What is there today that everybody reads the way “everybody” (a wide swath of people of a particular age and social class across the city) read the Chicago Reader in the 1980s?  Nothing.  Everybody picked up the Reader to get the movie and music listings, if for no other reason, and perhaps the 17th time the cover story was about police torture even the most determinedly obtuse reader might have felt compelled to take a look.  But that sort of consensus forum no longer exists, and the consensus fora of the future have yet to make themselves known.  So John Conroy’s fine reporting may be being emulated right now by a writer with another terrific (or horrific) story to tell –but only the 12 people who read her blog will know about it.

Whereas theater, long the most local of art forms, can now be shared worldwide if there’s someone around with a video camera.  Actors’ Equity will prevent broadcast for profit of a show in which its members work, but union rules may not cover free broadcast of a matter of significance.  If the Metropolitan Opera can present its operas on movie screens, then Chicago theaters can probably share their own creativity with anyone with an Internet connection.

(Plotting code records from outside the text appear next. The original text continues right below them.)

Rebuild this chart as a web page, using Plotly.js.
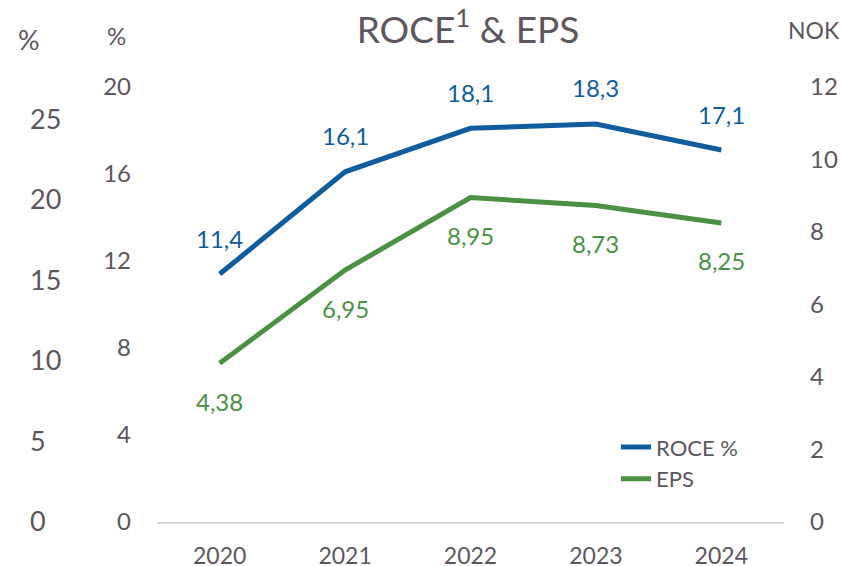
<!DOCTYPE html>
<html>
<head>
<meta charset="utf-8">
<script src="https://cdn.plot.ly/plotly-3.0.1.min.js"></script>
<style>html,body{margin:0;padding:0;background:#fff;}#chart{width:843px;height:566px;}</style>
</head>
<body>
<div id="chart"></div>
<script>
// ---- data ----
const years = ['2020', '2021', '2022', '2023', '2024'];
const roce = [11.4, 16.1, 18.1, 18.3, 17.1];
const eps = [4.38, 6.95, 8.95, 8.73, 8.25];
const roceTicks = [0, 4, 8, 12, 16, 20];
const epsTicks = [0, 2, 4, 6, 8, 10, 12];
const outerTicks = [0, 5, 10, 15, 20, 25];

const BLUE = '#0f5c9e';
const GREEN = '#4b9144';
const GREY = '#5c565e';
const FONT = 'Lato, "Open Sans", sans-serif';
const W = 843;

const fmt = (v, d) => v.toFixed(d).replace('.', ',');

const traces = [
  {x: years, y: roce, name: 'ROCE %', type: 'scatter', mode: 'lines',
   line: {color: BLUE, width: 5}, xaxis: 'x', yaxis: 'y', hoverinfo: 'skip'},
  {x: years, y: eps, name: 'EPS', type: 'scatter', mode: 'lines',
   line: {color: GREEN, width: 5}, xaxis: 'x', yaxis: 'y2', hoverinfo: 'skip'},
  {x: [years[0]], y: [null], type: 'scatter', mode: 'lines', showlegend: false,
   xaxis: 'x', yaxis: 'y3', hoverinfo: 'skip'}
];

const annotations = [];
years.forEach((yr, i) => {
  // category axis: position by category index
  annotations.push({x: i, y: roce[i], xref: 'x', yref: 'y', text: fmt(roce[i], 1),
    showarrow: false, yshift: 36, font: {family: FONT, size: 24, color: BLUE}});
  annotations.push({x: i, y: eps[i], xref: 'x', yref: 'y2', text: fmt(eps[i], 2),
    showarrow: false, yshift: -38, font: {family: FONT, size: 24, color: GREEN}});
});
annotations.push({xref: 'paper', yref: 'paper', x: 16 / W, y: 1 + 47 / 435, xanchor: 'left', yanchor: 'middle',
  text: '%', showarrow: false, font: {family: FONT, size: 27, color: GREY}});
annotations.push({xref: 'paper', yref: 'paper', x: 105 / W, y: 1 + 52 / 435, xanchor: 'left', yanchor: 'middle',
  text: '%', showarrow: false, font: {family: FONT, size: 24, color: GREY}});
annotations.push({xref: 'paper', yref: 'paper', x: 786 / W, y: 1 + 57 / 435, xanchor: 'left', yanchor: 'middle',
  text: 'NOK', showarrow: false, font: {family: FONT, size: 23, color: GREY}});

const tickFont = (s) => ({family: FONT, size: s, color: GREY});

const layout = {
  width: 843, height: 566,
  margin: {l: 0, r: 0, t: 87, b: 44, pad: 0},
  paper_bgcolor: '#ffffff', plot_bgcolor: 'rgba(0,0,0,0)',
  font: {family: FONT, color: GREY},
  title: {text: 'ROCE<sup>1</sup> &amp; EPS', font: {family: FONT, size: 37, color: GREY},
    x: 468 / W, xanchor: 'center', xref: 'paper', y: 1 - 30 / 566, yanchor: 'middle', yref: 'container'},
  showlegend: true,
  legend: {x: 616 / W, y: 0.22, xanchor: 'left', yanchor: 'top', bgcolor: 'rgba(0,0,0,0)',
    font: {family: FONT, size: 22, color: GREY}, tracegroupgap: 0},
  xaxis: {type: 'category', domain: [157 / W, 784 / W], range: [-0.5, 4.5], fixedrange: true,
    showline: true, linecolor: '#d9d9d9', linewidth: 2, showgrid: false, zeroline: false,
    ticks: '', tickfont: tickFont(23), ticklabelstandoff: 12, anchor: 'y'},
  yaxis: {range: [0, 20], tickvals: roceTicks, ticktext: roceTicks.map(String), showgrid: false,
    zeroline: false, showline: false, ticks: '', tickfont: tickFont(24), ticklabelstandoff: 25,
    side: 'left', anchor: 'x'},
  yaxis2: {range: [0, 12], tickvals: epsTicks, ticktext: epsTicks.map(String), overlaying: 'y',
    side: 'right', anchor: 'x', showgrid: false, zeroline: false, showline: false, ticks: '',
    tickfont: tickFont(24), ticklabelstandoff: 25},
  yaxis3: {range: [0, 27], tickvals: outerTicks, ticktext: outerTicks.map(String), overlaying: 'y',
    side: 'right', anchor: 'free', position: 29 / W, showgrid: false, zeroline: false,
    showline: false, ticks: '', tickfont: tickFont(27), ticklabelstandoff: 0},
  annotations: annotations
};

Plotly.newPlot('chart', traces, layout, {displayModeBar: false, staticPlot: true});
</script>
</body>
</html>
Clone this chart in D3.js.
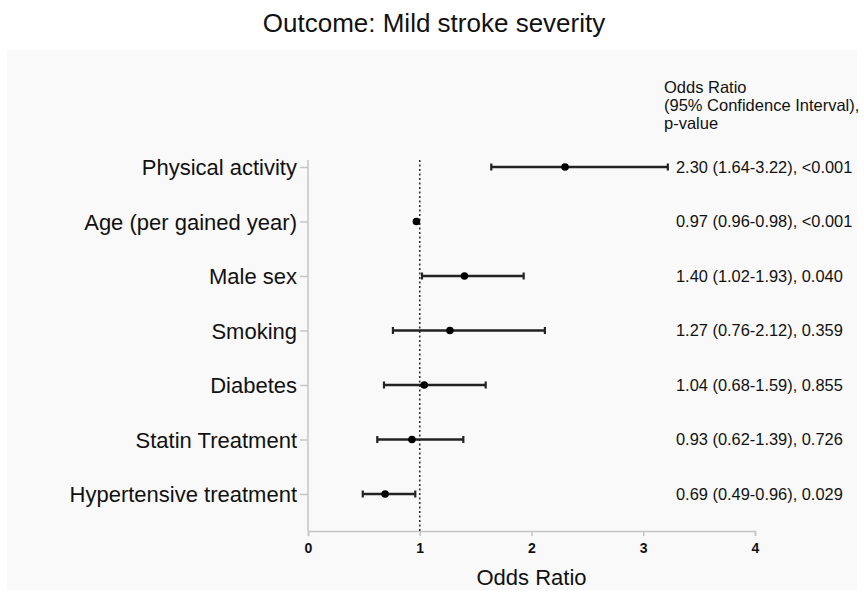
<!DOCTYPE html>
<html>
<head>
<meta charset="utf-8">
<script src="https://cdn.jsdelivr.net/npm/d3@7"></script>
<style>
  html, body { margin: 0; padding: 0; background: #ffffff; }
  svg { display: block; font-family: "Liberation Sans", Arial, sans-serif; }
</style>
</head>
<body>
<svg id="chart" width="864" height="597"></svg>
<script>
// Logistic regression results: outcome = mild stroke severity
const categories = [
  "Physical activity",
  "Age (per gained year)",
  "Male sex",
  "Smoking",
  "Diabetes",
  "Statin Treatment",
  "Hypertensive treatment"
];
const oddsRatio = [2.30, 0.97, 1.40, 1.27, 1.04, 0.93, 0.69];
const ciLower   = [1.64, 0.96, 1.02, 0.76, 0.68, 0.62, 0.49];
const ciUpper   = [3.22, 0.98, 1.93, 2.12, 1.59, 1.39, 0.96];
const pValues   = ["<0.001", "<0.001", "0.040", "0.359", "0.855", "0.726", "0.029"];
const xTicks    = [0, 1, 2, 3, 4];
const headerLines = ["Odds Ratio", "(95% Confidence Interval),", "p-value"];

const svg = d3.select("#chart");

// panel background
svg.append("rect")
  .attr("x", 7).attr("y", 50).attr("width", 850).attr("height", 540)
  .attr("fill", "#f9f9f9");

// title
svg.append("text")
  .attr("x", 434).attr("y", 32)
  .attr("text-anchor", "middle")
  .attr("font-size", 26)
  .attr("fill", "#111")
  .text("Outcome: Mild stroke severity");

const x = d3.scaleLinear().domain([0, 4]).range([308, 755]);
const y = d3.scalePoint().domain(categories).range([167, 494]);

const axisColor = "#c4c4c4";

// x axis
const gx = svg.append("g").attr("transform", "translate(0,531)")
  .call(d3.axisBottom(x).tickValues(xTicks).tickFormat(d3.format("d")).tickSize(5).tickPadding(7));
gx.select(".domain").attr("stroke", axisColor).attr("stroke-width", 1.5);
gx.selectAll(".tick line").attr("stroke", axisColor).attr("stroke-width", 1.5);
gx.selectAll(".tick text")
  .attr("font-size", 14).attr("font-weight", "bold").attr("fill", "#111")
  .attr("font-family", "'Liberation Sans', Arial, sans-serif");

// y axis
const gy = svg.append("g").attr("transform", "translate(308,0)")
  .call(d3.axisLeft(y).tickSize(8).tickPadding(3).tickSizeOuter(0));
gy.select(".domain").attr("stroke", axisColor).attr("stroke-width", 1.5)
  .attr("d", "M0,160V531");
gy.selectAll(".tick line").attr("stroke", axisColor).attr("stroke-width", 1.5);
gy.selectAll(".tick text")
  .attr("font-size", 22).attr("fill", "#111")
  .attr("dy", "0.35em")
  .attr("font-family", "'Liberation Sans', Arial, sans-serif");

// reference line at OR = 1
svg.append("line")
  .attr("x1", x(1)).attr("x2", x(1))
  .attr("y1", 160).attr("y2", 531)
  .attr("stroke", "#333").attr("stroke-width", 1.6)
  .attr("stroke-dasharray", "2,2.5");

// x axis title
svg.append("text")
  .attr("x", (x(0) + x(4)) / 2).attr("y", 585)
  .attr("text-anchor", "middle")
  .attr("font-size", 22).attr("fill", "#111")
  .text("Odds Ratio");

const rows = categories.map((c, i) => ({
  c, or: oddsRatio[i], lo: ciLower[i], hi: ciUpper[i], p: pValues[i]
}));

const g = svg.append("g");
const capH = 3.5;
rows.forEach(d => {
  const yy = y(d.c);
  if (d.hi - d.lo > 0.03) {
    g.append("line")
      .attr("x1", x(d.lo)).attr("x2", x(d.hi))
      .attr("y1", yy).attr("y2", yy)
      .attr("stroke", "#222").attr("stroke-width", 2.4);
    [d.lo, d.hi].forEach(v => {
      g.append("line")
        .attr("x1", x(v)).attr("x2", x(v))
        .attr("y1", yy - capH).attr("y2", yy + capH)
        .attr("stroke", "#222").attr("stroke-width", 2.2);
    });
  }
  g.append("circle")
    .attr("cx", x(d.or)).attr("cy", yy).attr("r", 3.8)
    .attr("fill", "#000");
});

// value annotations
const fmt = d3.format(".2f");
svg.append("g").selectAll("text").data(rows).join("text")
  .attr("x", 676).attr("y", d => y(d.c))
  .attr("dy", "0.35em")
  .attr("font-size", 16.4).attr("fill", "#111")
  .text(d => `${fmt(d.or)} (${fmt(d.lo)}-${fmt(d.hi)}), ${d.p}`);

// annotation header
svg.append("g").selectAll("text").data(headerLines).join("text")
  .attr("x", 664).attr("y", (d, i) => 93 + i * 18)
  .attr("font-size", 16.5).attr("fill", "#111")
  .text(d => d);
</script>
</body>
</html>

So there are two questions: why staged work feels so much more intense than written work, and which is more likely to get the kind of widespread concentrated attention that finally brought the police torture scandal to Mayor Daley’s doorstep.  The answer to the first question is unchanged from the days of Greek theater (catharsis, anyone?), but the answer to the second is very much in flux.  If the theater now has the potential to become the Living Newspaper the WPA people dreamed of, then maybe the media landscape isn’t the howling wilderness we fear.